Over the next several weeks it will become ever clearer that I have embarked upon reading Michael Innes, whose wordplay and inventiveness are a pleasure. John Clute alerted me to The Secret Vanguard, and Mark Valentine lists Appleby’s End among his short list of Finest Quality Old English Yarns. I am enjoying the variety of this box of mostly tatty paperbacks — after reading a POD edition of The Secret Vanguard I decided that I am happier with a worn paperback — and I will eventually do something than merely extract interesting phrases.

— Michael Innes. Stop Press [1939]. Penguin Books, [1958].
——The Gay Phoenix. A Novel [1976]. Book Club Associates, [1976].
——. Hare sitting up [1959]. Penguin Books, [1964].

Jean turned and faced him. ‘Could you possibly,’ she said, ‘cut the cackle? And tell me what all this is about?’

——. Appleby’s End [1945]. Penguin Books, [1972].

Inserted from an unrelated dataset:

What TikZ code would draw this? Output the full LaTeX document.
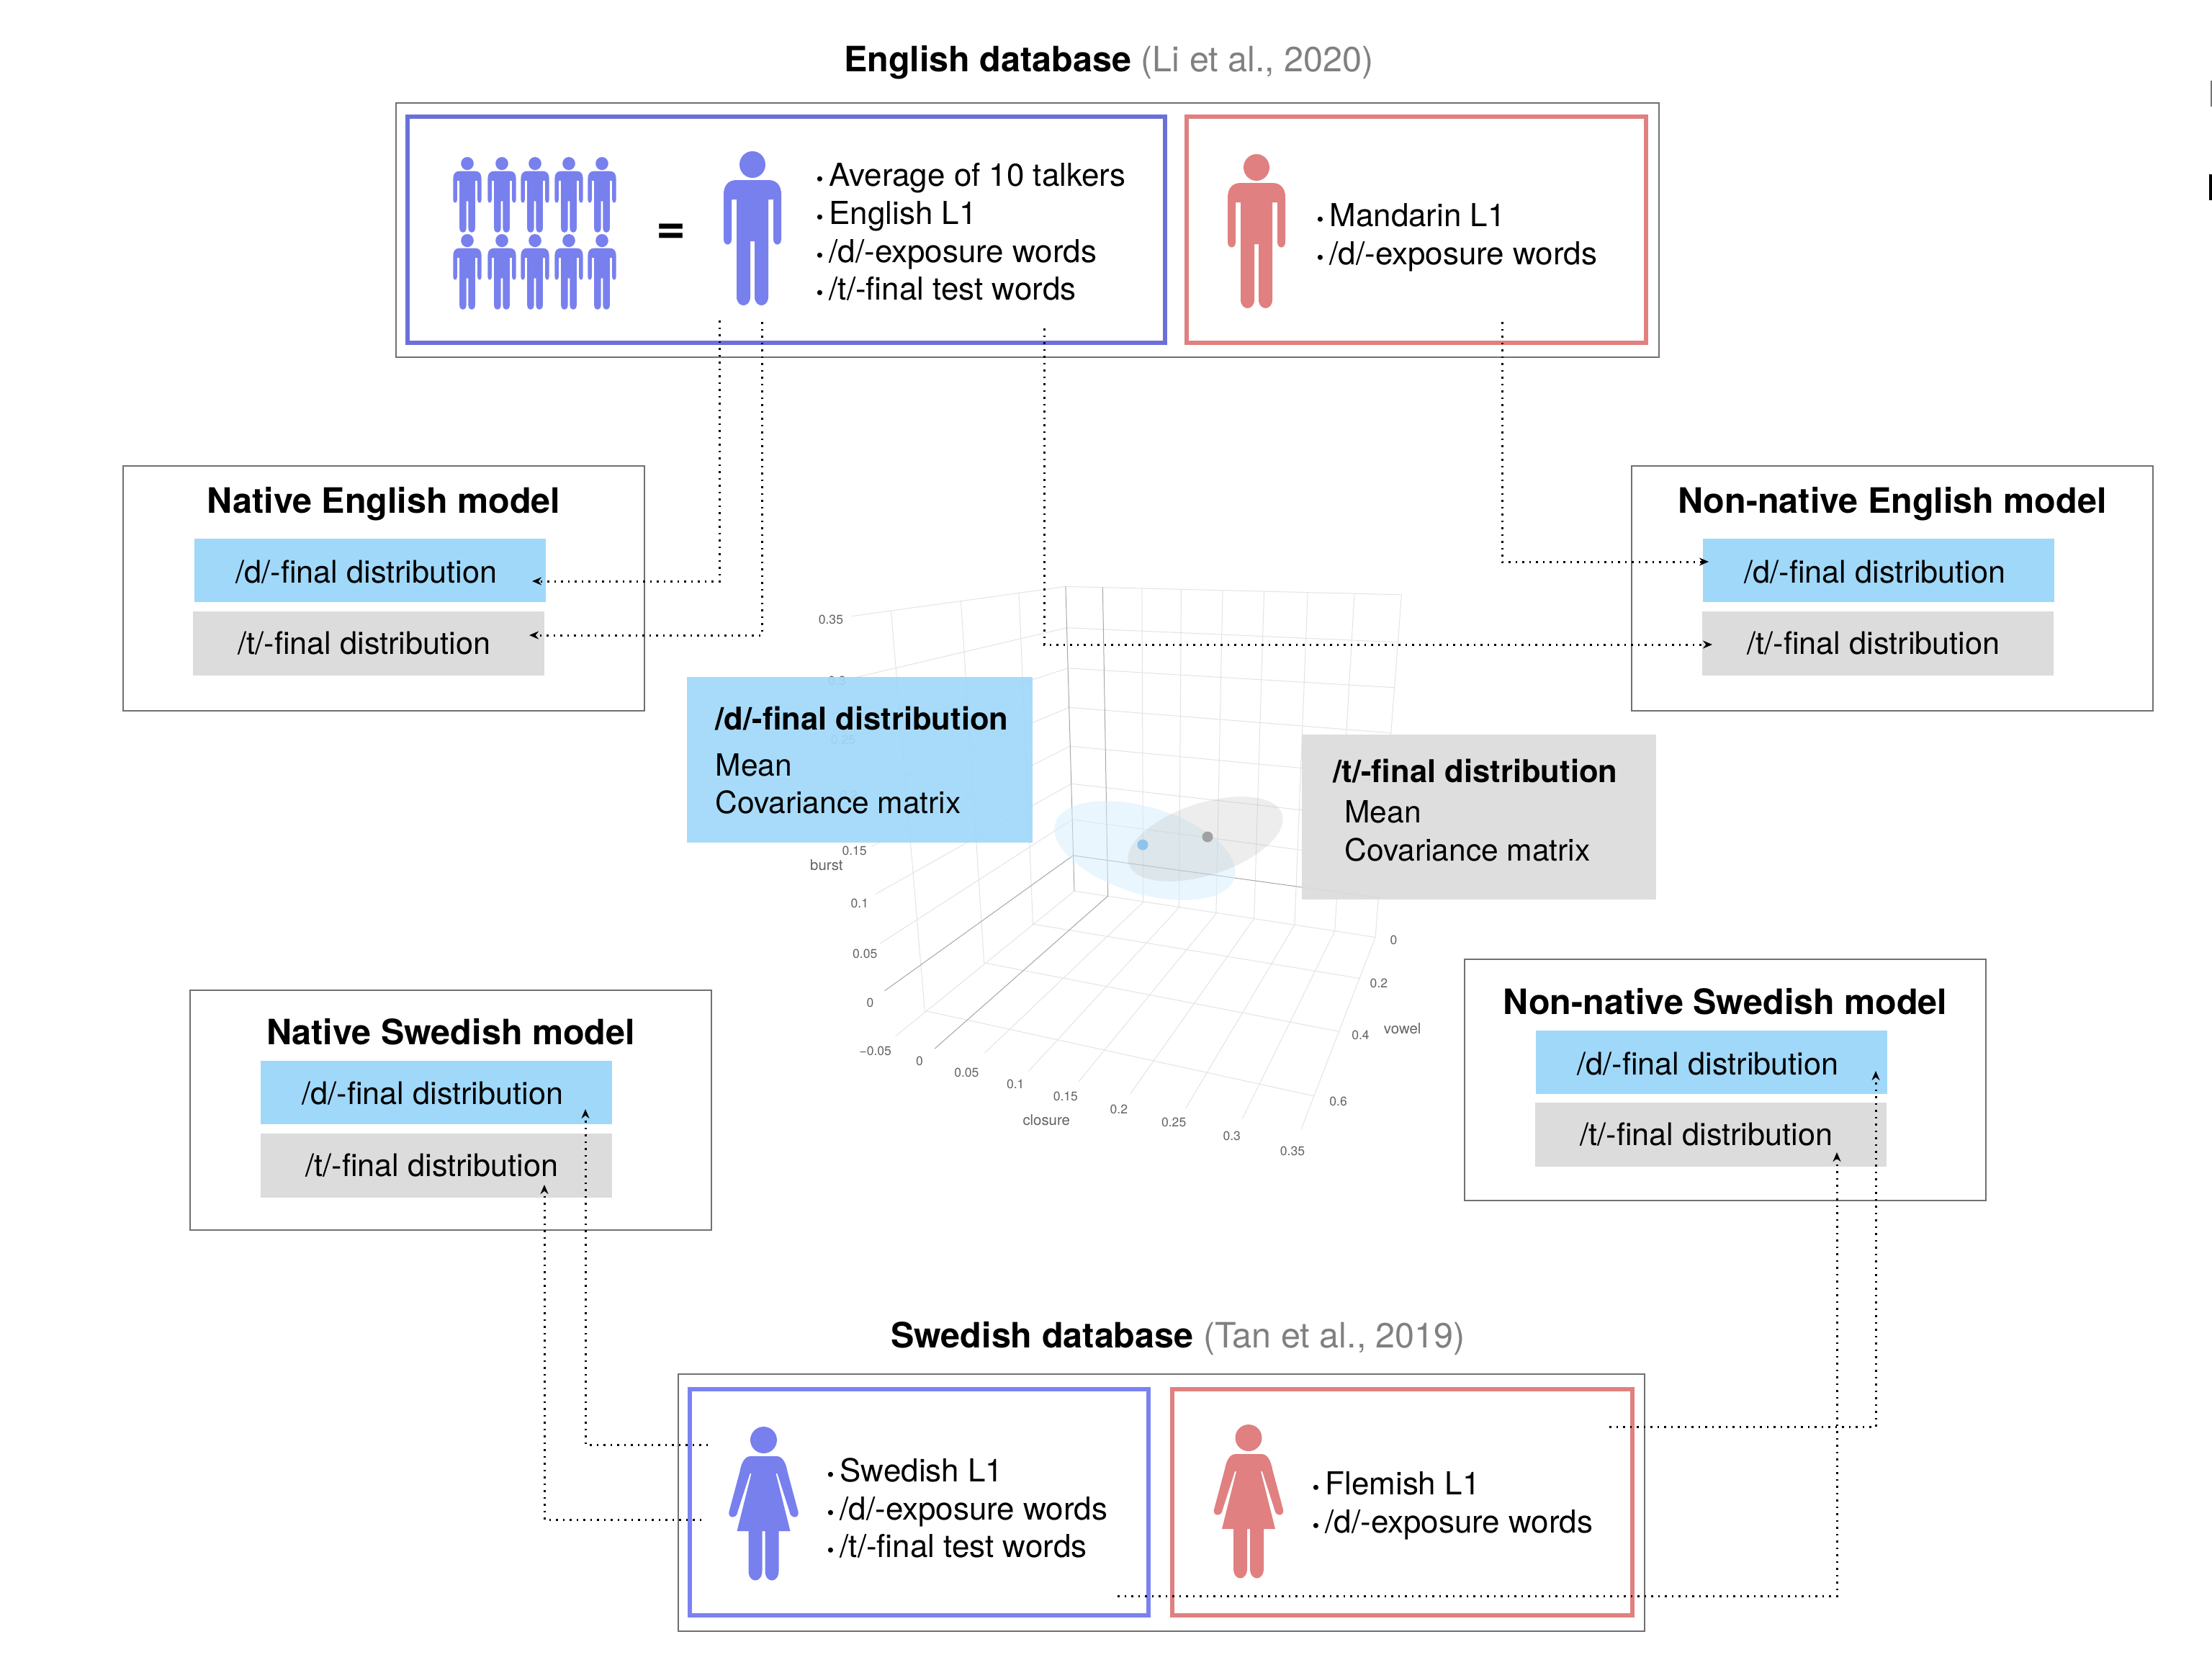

Abbott’s Yatter, King’s Yatter, Drool, Linger Junction, Sleeps Hill, Boxer’s Bottom, Sneak, Snarl, Appleby’s End, Dream

‘Mister,’ he said heavily, ‘did ’ee ever see a saw ?’

— — —

— Michael Zinman. The Critical Mess. [Privately printed], 2025.
Compendium of articles by and about legendary collector of Americana Michael Zinman, whose “critical mess” theory is trickier than a casual glance might suggest :

“If you have enough stuff, good and not so good, you see things that someone collecting only fine copies will miss. This doesn’t in any way cast aspersion on the collector who desires the finest copy of a work, it’s just another way of approaching this world.”